Se conmemora el vigésimo aniversario de la muerte de Lola Flores „un 16 de mayo de 1995„ y la vigorosa actualidad atestigua su poder artístico intemporal que, todavía hoy, aviva emociones encontradas de diversa índole. Así ocurre estos días por mor de testimonios que, en declaraciones al diario El Mundo, expanden mitos y falsas leyendas sobre el verdadero mito y la leyenda auténtica que encarna La Faraona. A Lolita, su primogénita, le han molestado las inoportunas palabras de ese carro de «amigos» que perjuran confidencias y complicidades harto estrafalarias. Difícil neutralizarlos si la protagonista ya no puede defenderse, sabiendo, claro está, que mentar en los medios a La Zarzamora otorga el ansiado minuto de gloria.

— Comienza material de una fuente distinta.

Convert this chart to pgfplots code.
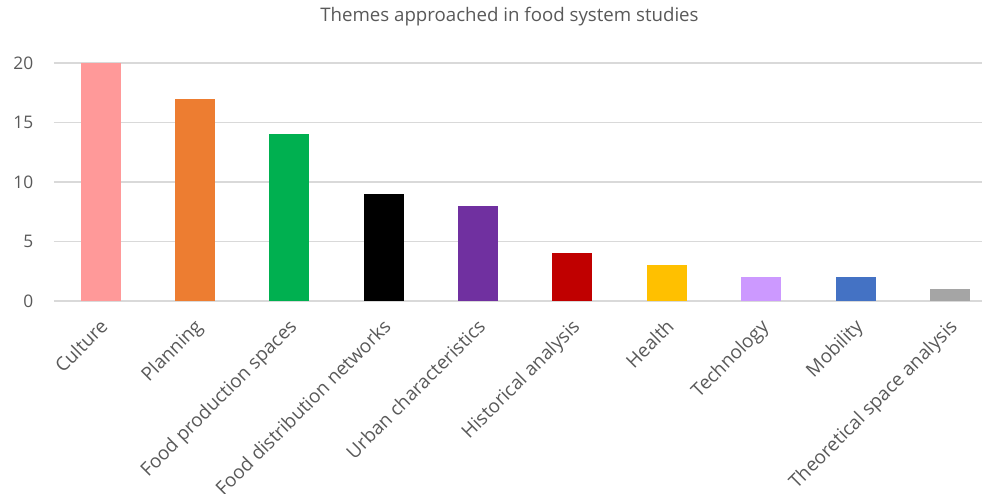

Lola Flores fue, es y será mito en tanto que fundó una escuela propia. O mejor, un género de vida faraónico, inusual e impracticable para el resto de los mortales. Por eso la historia del arte es una nota a pie de página de su bata de cola, situándose entre ídolos de masas ya sean Carlos Gardel, Los Beatles o Michael Jackson. El tópico manido de la folclórica desencaja con esa bomba escénica que, como nunca nadie, despuntaría en música, cine, teatro, publicidad, radio y televisión. El fenómeno Flores ocupa estudios sociológicos de genios de la pluma como Francisco Umbral, Antonio Gala, José María Pemán y Vicente Verdú, habituales en el análisis de realidades insólitas (y en eso Lola fue sustantiva). La boda de Lolita y G. Furiase, el pendiente volador y J. M. Iñigo, su papel de chivo expiatorio en esa década „la de los 80„ en donde emerge una Hacienda panóptica, entrevistas en formatos míticos como La clave de J. L. Balbín o ese merecido homenaje en Antena 3 auspiciado por esa dignísima ministra de Cultura de nombre Carmen Alborch, plasman de soslayo una carrera merecedora „como así fue„ de la medalla de oro al Mérito del Trabajo (1994).

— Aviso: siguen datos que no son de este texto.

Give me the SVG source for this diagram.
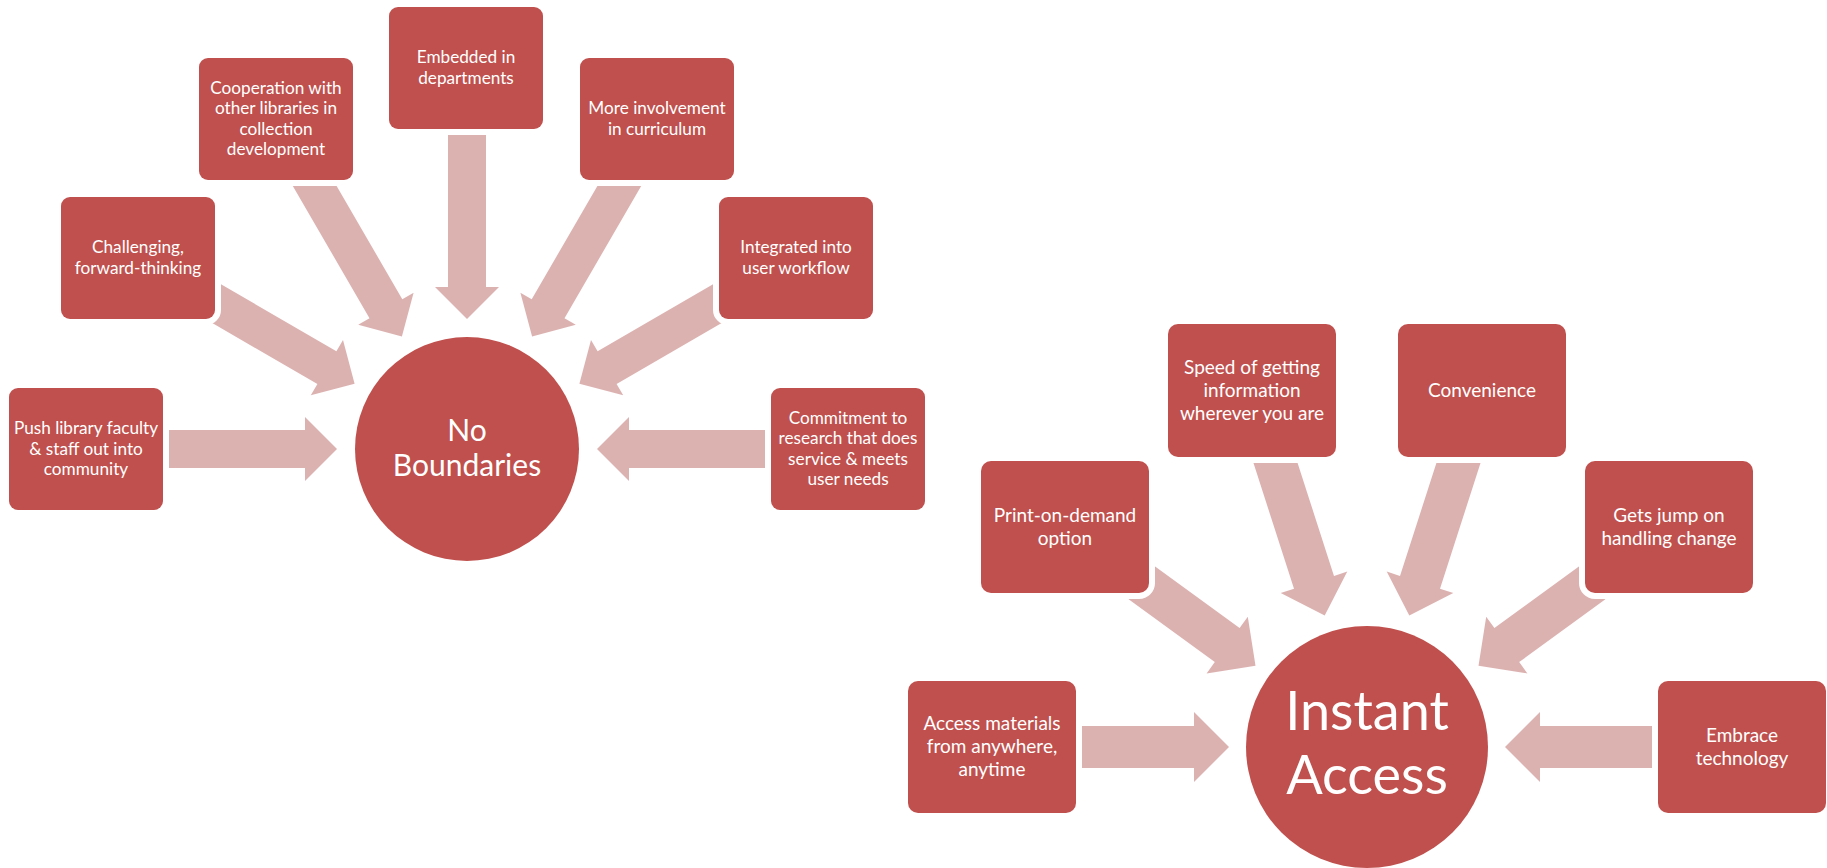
<svg xmlns="http://www.w3.org/2000/svg" width="1827" height="868" viewBox="0 0 1827 868">
  <style>
    .arrow { fill: #DCB2B1; stroke: none; }
    .box { fill: #C0504D; stroke: #FFFFFF; stroke-width: 12; paint-order: stroke; }
    .hub { fill: #C0504D; }
    .lbl { fill: #FFFFFF; font-family: "Lato", "Liberation Sans", sans-serif; text-anchor: middle; }
    .s1 { font-size: 17.2px; }
    .s2 { font-size: 19px; }
  </style>
  <rect width="1827" height="868" fill="#FFFFFF"/>

  <!-- block arrows pointing at the two hubs -->
  <g id="connectors">
    <!-- No Boundaries -->
    <polygon class="arrow" points="153,430 305,430 305,417 337,449 305,481 305,468 153,468"/>
    <polygon class="arrow" points="196.8,314.1 317.4,384 310.8,395.3 354.6,383.7 343,339.9 336.4,351.2 215.8,281.3"/>
    <polygon class="arrow" points="289.9,180.9 369.5,318.3 358.2,324.8 401.9,336.5 413.6,292.8 402.3,299.3 322.7,161.9"/>
    <polygon class="arrow" points="448,119 448,287 435,287 467,319 499,287 486,287 486,119"/>
    <polygon class="arrow" points="644.1,180.9 564.5,318.3 575.8,324.8 532.1,336.5 520.4,292.8 531.7,299.3 611.3,161.9"/>
    <polygon class="arrow" points="737.2,314.1 616.6,384 623.2,395.3 579.4,383.7 591,339.9 597.6,351.2 718.2,281.3"/>
    <polygon class="arrow" points="781,430 629,430 629,417 597,449 629,481 629,468 781,468"/>
    <!-- Instant Access -->
    <polygon class="arrow" points="1066,726 1194,726 1194,712 1229,747 1194,782 1194,768 1066,768"/>
    <polygon class="arrow" points="1128.6,599.3 1214.8,662.1 1206.6,673.4 1255.5,665.7 1247.8,616.8 1239.6,628.1 1153.4,565.3"/>
    <polygon class="arrow" points="1250.1,452.6 1294,588.7 1280.7,593 1324.7,615.6 1347.3,571.6 1334,575.9 1290.1,439.8"/>
    <polygon class="arrow" points="1483.9,452.6 1440,588.7 1453.3,593 1409.3,615.6 1386.7,571.6 1400,575.9 1443.9,439.8"/>
    <polygon class="arrow" points="1605.4,599.3 1519.2,662.1 1527.4,673.4 1478.5,665.7 1486.2,616.8 1494.4,628.1 1580.6,565.3"/>
    <polygon class="arrow" points="1668,726 1540,726 1540,712 1505,747 1540,782 1540,768 1668,768"/>
  </g>

  <!-- hub: No Boundaries -->
  <g id="hub-no-boundaries">
    <circle class="hub" cx="467" cy="449" r="112"/>
    <text class="lbl" font-size="30"><tspan x="467" y="441">No</tspan><tspan x="467" y="476">Boundaries</tspan></text>
  </g>

  <g id="node-push">
    <rect class="box" x="9" y="388" width="154" height="122" rx="9"/>
    <text class="lbl s1"><tspan x="86" y="434.1">Push library faculty</tspan><tspan x="86" y="454.6">&amp; staff out into</tspan><tspan x="86" y="475.1">community</tspan></text>
  </g>
  <g id="node-challenging">
    <rect class="box" x="61" y="197" width="154" height="122" rx="9"/>
    <text class="lbl s1"><tspan x="138" y="253.4">Challenging,</tspan><tspan x="138" y="273.9">forward-thinking</tspan></text>
  </g>
  <g id="node-cooperation">
    <rect class="box" x="199" y="58" width="154" height="122" rx="9"/>
    <text class="lbl s1"><tspan x="276" y="93.9">Cooperation with</tspan><tspan x="276" y="114.4">other libraries in</tspan><tspan x="276" y="134.9">collection</tspan><tspan x="276" y="155.4">development</tspan></text>
  </g>
  <g id="node-embedded">
    <rect class="box" x="389" y="7" width="154" height="122" rx="9"/>
    <text class="lbl s1"><tspan x="466" y="63.4">Embedded in</tspan><tspan x="466" y="83.9">departments</tspan></text>
  </g>
  <g id="node-curriculum">
    <rect class="box" x="580" y="58" width="154" height="122" rx="9"/>
    <text class="lbl s1"><tspan x="657" y="114.4">More involvement</tspan><tspan x="657" y="134.9">in curriculum</tspan></text>
  </g>
  <g id="node-workflow">
    <rect class="box" x="719" y="197" width="154" height="122" rx="9"/>
    <text class="lbl s1"><tspan x="796" y="253.4">Integrated into</tspan><tspan x="796" y="273.9">user workflow</tspan></text>
  </g>
  <g id="node-commitment">
    <rect class="box" x="771" y="388" width="154" height="122" rx="9"/>
    <text class="lbl s1"><tspan x="848" y="423.9">Commitment to</tspan><tspan x="848" y="444.4">research that does</tspan><tspan x="848" y="464.9">service &amp; meets</tspan><tspan x="848" y="485.4">user needs</tspan></text>
  </g>

  <!-- hub: Instant Access -->
  <g id="hub-instant-access">
    <circle class="hub" cx="1367" cy="747" r="121"/>
    <text class="lbl" font-size="54"><tspan x="1367" y="730">Instant</tspan><tspan x="1367" y="794">Access</tspan></text>
  </g>

  <g id="node-access">
    <rect class="box" x="908" y="681" width="168" height="132" rx="10"/>
    <text class="lbl s2"><tspan x="992" y="730.3">Access materials</tspan><tspan x="992" y="753.3">from anywhere,</tspan><tspan x="992" y="776.3">anytime</tspan></text>
  </g>
  <g id="node-print">
    <rect class="box" x="981" y="461" width="168" height="132" rx="10"/>
    <text class="lbl s2"><tspan x="1065" y="521.8">Print-on-demand</tspan><tspan x="1065" y="544.8">option</tspan></text>
  </g>
  <g id="node-speed">
    <rect class="box" x="1168" y="324" width="168" height="133" rx="10"/>
    <text class="lbl s2"><tspan x="1252" y="373.8">Speed of getting</tspan><tspan x="1252" y="396.8">information</tspan><tspan x="1252" y="419.8">wherever you are</tspan></text>
  </g>
  <g id="node-convenience">
    <rect class="box" x="1398" y="324" width="168" height="133" rx="10"/>
    <text class="lbl s2"><tspan x="1482" y="396.8">Convenience</tspan></text>
  </g>
  <g id="node-change">
    <rect class="box" x="1585" y="461" width="168" height="132" rx="10"/>
    <text class="lbl s2"><tspan x="1669" y="521.8">Gets jump on</tspan><tspan x="1669" y="544.8">handling change</tspan></text>
  </g>
  <g id="node-technology">
    <rect class="box" x="1658" y="681" width="168" height="132" rx="10"/>
    <text class="lbl s2"><tspan x="1742" y="741.8">Embrace</tspan><tspan x="1742" y="764.8">technology</tspan></text>
  </g>
</svg>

La perspectiva histórica ajusticia la dimensión transgresora de Lola, una Guerrilla Girls anticipada. Transgredía normas, convicciones, protocolos y distingos sociales. Las marquesas de pitiminí la envidiaban, y su presencia en cualquier fiesta garantizaba, además de cachondeo, conversaciones lúcidas y espontáneas difícilmente conseguibles en sombrías tertulias eruditas. La huella de sus raíces humildes de María de Molina en Madrid moldeó esa personalidad arrolladora, insólita. Huelga navegar en internet para recibir el impacto que supone verla entrevistar a personajes distinguidos, doctísimos, ella que ni leía ni escribía.

La Faraona era una prosa en sí misma, de ahí que su sintaxis corporal congeniara con escritores como Terenci Moix o Cabrera Infante, actores como Paco Rabal, periodistas como Jesús Hermida y futbolistas como su sobrino Quique Sánchez Flores. Pudo darse la circunstancia de que se ejercitara dialécticamente con Simone de Beauvoir o Joan Fuster, pero en esas nos quedamos. ¡Y qué pena, penita, pena! Lola miraba a los ojos del corazón de la gente, nunca por encima ni por debajo. He ahí su solemnidad.

La herencia faraónica se revaloriza trascurridas ya dos décadas desde su adiós. Amén de toda la saga Flores, capitaneada por su hermana Carmen Flores de casi 79 años, queda un sinfín de submundos por descubrir sobre el planeta Lola. Morirán las primaveras pero la Zarzamora será perpetua. Hete aquí el dadivoso legado de La Faraona.